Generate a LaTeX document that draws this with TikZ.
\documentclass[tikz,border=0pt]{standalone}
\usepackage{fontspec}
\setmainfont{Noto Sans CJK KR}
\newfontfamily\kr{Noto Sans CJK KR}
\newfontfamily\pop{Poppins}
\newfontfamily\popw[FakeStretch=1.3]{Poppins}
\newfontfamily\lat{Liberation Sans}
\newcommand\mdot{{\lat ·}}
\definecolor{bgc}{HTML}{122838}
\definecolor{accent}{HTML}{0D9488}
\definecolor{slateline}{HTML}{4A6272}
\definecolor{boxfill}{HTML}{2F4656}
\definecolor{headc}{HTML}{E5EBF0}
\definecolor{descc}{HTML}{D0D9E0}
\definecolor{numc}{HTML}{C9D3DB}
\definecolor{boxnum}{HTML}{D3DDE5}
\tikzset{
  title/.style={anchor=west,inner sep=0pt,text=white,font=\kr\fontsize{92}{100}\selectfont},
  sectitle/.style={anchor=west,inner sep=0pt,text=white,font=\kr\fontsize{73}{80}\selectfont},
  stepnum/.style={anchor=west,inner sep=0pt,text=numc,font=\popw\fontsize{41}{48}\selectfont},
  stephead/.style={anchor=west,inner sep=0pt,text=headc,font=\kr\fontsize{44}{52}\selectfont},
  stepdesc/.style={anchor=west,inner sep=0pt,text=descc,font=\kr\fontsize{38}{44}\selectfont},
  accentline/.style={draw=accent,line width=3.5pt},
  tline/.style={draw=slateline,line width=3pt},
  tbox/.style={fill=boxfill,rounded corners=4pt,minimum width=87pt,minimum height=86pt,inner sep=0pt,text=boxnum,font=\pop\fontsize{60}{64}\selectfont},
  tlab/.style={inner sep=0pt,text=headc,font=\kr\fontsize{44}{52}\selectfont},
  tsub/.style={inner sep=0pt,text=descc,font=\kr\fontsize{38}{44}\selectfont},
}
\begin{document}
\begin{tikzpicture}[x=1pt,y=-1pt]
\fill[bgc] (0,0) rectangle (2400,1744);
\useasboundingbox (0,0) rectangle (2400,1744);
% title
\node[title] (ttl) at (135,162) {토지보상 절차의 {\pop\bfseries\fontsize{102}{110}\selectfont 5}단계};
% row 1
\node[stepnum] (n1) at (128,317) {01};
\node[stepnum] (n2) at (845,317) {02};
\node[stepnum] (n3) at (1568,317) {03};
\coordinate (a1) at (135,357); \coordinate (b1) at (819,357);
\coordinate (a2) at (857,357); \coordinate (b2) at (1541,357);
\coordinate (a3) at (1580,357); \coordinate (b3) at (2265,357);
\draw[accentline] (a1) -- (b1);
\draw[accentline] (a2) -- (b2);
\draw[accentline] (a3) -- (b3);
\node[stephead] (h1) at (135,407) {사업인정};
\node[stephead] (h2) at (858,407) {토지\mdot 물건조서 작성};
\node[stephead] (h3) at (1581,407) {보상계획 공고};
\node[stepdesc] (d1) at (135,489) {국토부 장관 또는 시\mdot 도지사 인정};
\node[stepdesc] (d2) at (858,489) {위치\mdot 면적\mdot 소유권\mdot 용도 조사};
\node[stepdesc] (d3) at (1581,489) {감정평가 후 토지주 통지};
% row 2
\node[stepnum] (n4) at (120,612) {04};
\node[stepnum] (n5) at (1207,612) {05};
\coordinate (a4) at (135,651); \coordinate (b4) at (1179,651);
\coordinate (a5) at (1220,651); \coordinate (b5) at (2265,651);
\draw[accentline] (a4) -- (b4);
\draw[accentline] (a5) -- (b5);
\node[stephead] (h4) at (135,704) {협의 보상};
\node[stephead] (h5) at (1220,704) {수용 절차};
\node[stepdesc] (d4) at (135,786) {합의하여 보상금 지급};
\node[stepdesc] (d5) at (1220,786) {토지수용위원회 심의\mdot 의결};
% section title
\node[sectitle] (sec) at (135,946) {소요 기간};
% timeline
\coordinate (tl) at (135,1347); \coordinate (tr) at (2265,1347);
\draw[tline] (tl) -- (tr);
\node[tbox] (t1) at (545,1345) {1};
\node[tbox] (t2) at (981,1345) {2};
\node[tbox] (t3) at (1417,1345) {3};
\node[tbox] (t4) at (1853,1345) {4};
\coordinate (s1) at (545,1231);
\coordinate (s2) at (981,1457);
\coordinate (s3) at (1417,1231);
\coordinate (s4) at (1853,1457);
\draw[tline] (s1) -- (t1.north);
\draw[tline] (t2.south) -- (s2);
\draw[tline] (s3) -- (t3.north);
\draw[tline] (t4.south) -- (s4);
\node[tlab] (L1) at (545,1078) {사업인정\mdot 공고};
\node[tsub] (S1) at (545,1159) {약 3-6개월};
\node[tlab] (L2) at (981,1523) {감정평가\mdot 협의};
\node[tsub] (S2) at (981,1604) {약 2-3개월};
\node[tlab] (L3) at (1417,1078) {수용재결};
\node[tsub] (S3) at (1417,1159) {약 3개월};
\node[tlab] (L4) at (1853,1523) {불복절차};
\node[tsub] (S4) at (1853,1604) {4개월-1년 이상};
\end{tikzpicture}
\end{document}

▬▬▬▬▬▬

Written instruction> Return all the data exactly as given.

Task answer>
Generate a LaTeX document that draws this with TikZ.
\documentclass[tikz,border=0pt]{standalone}
\usepackage{fontspec}
\setmainfont{Noto Sans CJK KR}
\newfontfamily\kr{Noto Sans CJK KR}
\newfontfamily\pop{Poppins}
\newfontfamily\popw[FakeStretch=1.3]{Poppins}
\newfontfamily\lat{Liberation Sans}
\newcommand\mdot{{\lat ·}}
\definecolor{bgc}{HTML}{122838}
\definecolor{accent}{HTML}{0D9488}
\definecolor{slateline}{HTML}{4A6272}
\definecolor{boxfill}{HTML}{2F4656}
\definecolor{headc}{HTML}{E5EBF0}
\definecolor{descc}{HTML}{D0D9E0}
\definecolor{numc}{HTML}{C9D3DB}
\definecolor{boxnum}{HTML}{D3DDE5}
\tikzset{
  title/.style={anchor=west,inner sep=0pt,text=white,font=\kr\fontsize{92}{100}\selectfont},
  sectitle/.style={anchor=west,inner sep=0pt,text=white,font=\kr\fontsize{73}{80}\selectfont},
  stepnum/.style={anchor=west,inner sep=0pt,text=numc,font=\popw\fontsize{41}{48}\selectfont},
  stephead/.style={anchor=west,inner sep=0pt,text=headc,font=\kr\fontsize{44}{52}\selectfont},
  stepdesc/.style={anchor=west,inner sep=0pt,text=descc,font=\kr\fontsize{38}{44}\selectfont},
  accentline/.style={draw=accent,line width=3.5pt},
  tline/.style={draw=slateline,line width=3pt},
  tbox/.style={fill=boxfill,rounded corners=4pt,minimum width=87pt,minimum height=86pt,inner sep=0pt,text=boxnum,font=\pop\fontsize{60}{64}\selectfont},
  tlab/.style={inner sep=0pt,text=headc,font=\kr\fontsize{44}{52}\selectfont},
  tsub/.style={inner sep=0pt,text=descc,font=\kr\fontsize{38}{44}\selectfont},
}
\begin{document}
\begin{tikzpicture}[x=1pt,y=-1pt]
\fill[bgc] (0,0) rectangle (2400,1744);
\useasboundingbox (0,0) rectangle (2400,1744);
% title
\node[title] (ttl) at (135,162) {토지보상 절차의 {\pop\bfseries\fontsize{102}{110}\selectfont 5}단계};
% row 1
\node[stepnum] (n1) at (128,317) {01};
\node[stepnum] (n2) at (845,317) {02};
\node[stepnum] (n3) at (1568,317) {03};
\coordinate (a1) at (135,357); \coordinate (b1) at (819,357);
\coordinate (a2) at (857,357); \coordinate (b2) at (1541,357);
\coordinate (a3) at (1580,357); \coordinate (b3) at (2265,357);
\draw[accentline] (a1) -- (b1);
\draw[accentline] (a2) -- (b2);
\draw[accentline] (a3) -- (b3);
\node[stephead] (h1) at (135,407) {사업인정};
\node[stephead] (h2) at (858,407) {토지\mdot 물건조서 작성};
\node[stephead] (h3) at (1581,407) {보상계획 공고};
\node[stepdesc] (d1) at (135,489) {국토부 장관 또는 시\mdot 도지사 인정};
\node[stepdesc] (d2) at (858,489) {위치\mdot 면적\mdot 소유권\mdot 용도 조사};
\node[stepdesc] (d3) at (1581,489) {감정평가 후 토지주 통지};
% row 2
\node[stepnum] (n4) at (120,612) {04};
\node[stepnum] (n5) at (1207,612) {05};
\coordinate (a4) at (135,651); \coordinate (b4) at (1179,651);
\coordinate (a5) at (1220,651); \coordinate (b5) at (2265,651);
\draw[accentline] (a4) -- (b4);
\draw[accentline] (a5) -- (b5);
\node[stephead] (h4) at (135,704) {협의 보상};
\node[stephead] (h5) at (1220,704) {수용 절차};
\node[stepdesc] (d4) at (135,786) {합의하여 보상금 지급};
\node[stepdesc] (d5) at (1220,786) {토지수용위원회 심의\mdot 의결};
% section title
\node[sectitle] (sec) at (135,946) {소요 기간};
% timeline
\coordinate (tl) at (135,1347); \coordinate (tr) at (2265,1347);
\draw[tline] (tl) -- (tr);
\node[tbox] (t1) at (545,1345) {1};
\node[tbox] (t2) at (981,1345) {2};
\node[tbox] (t3) at (1417,1345) {3};
\node[tbox] (t4) at (1853,1345) {4};
\coordinate (s1) at (545,1231);
\coordinate (s2) at (981,1457);
\coordinate (s3) at (1417,1231);
\coordinate (s4) at (1853,1457);
\draw[tline] (s1) -- (t1.north);
\draw[tline] (t2.south) -- (s2);
\draw[tline] (s3) -- (t3.north);
\draw[tline] (t4.south) -- (s4);
\node[tlab] (L1) at (545,1078) {사업인정\mdot 공고};
\node[tsub] (S1) at (545,1159) {약 3-6개월};
\node[tlab] (L2) at (981,1523) {감정평가\mdot 협의};
\node[tsub] (S2) at (981,1604) {약 2-3개월};
\node[tlab] (L3) at (1417,1078) {수용재결};
\node[tsub] (S3) at (1417,1159) {약 3개월};
\node[tlab] (L4) at (1853,1523) {불복절차};
\node[tsub] (S4) at (1853,1604) {4개월-1년 이상};
\end{tikzpicture}
\end{document}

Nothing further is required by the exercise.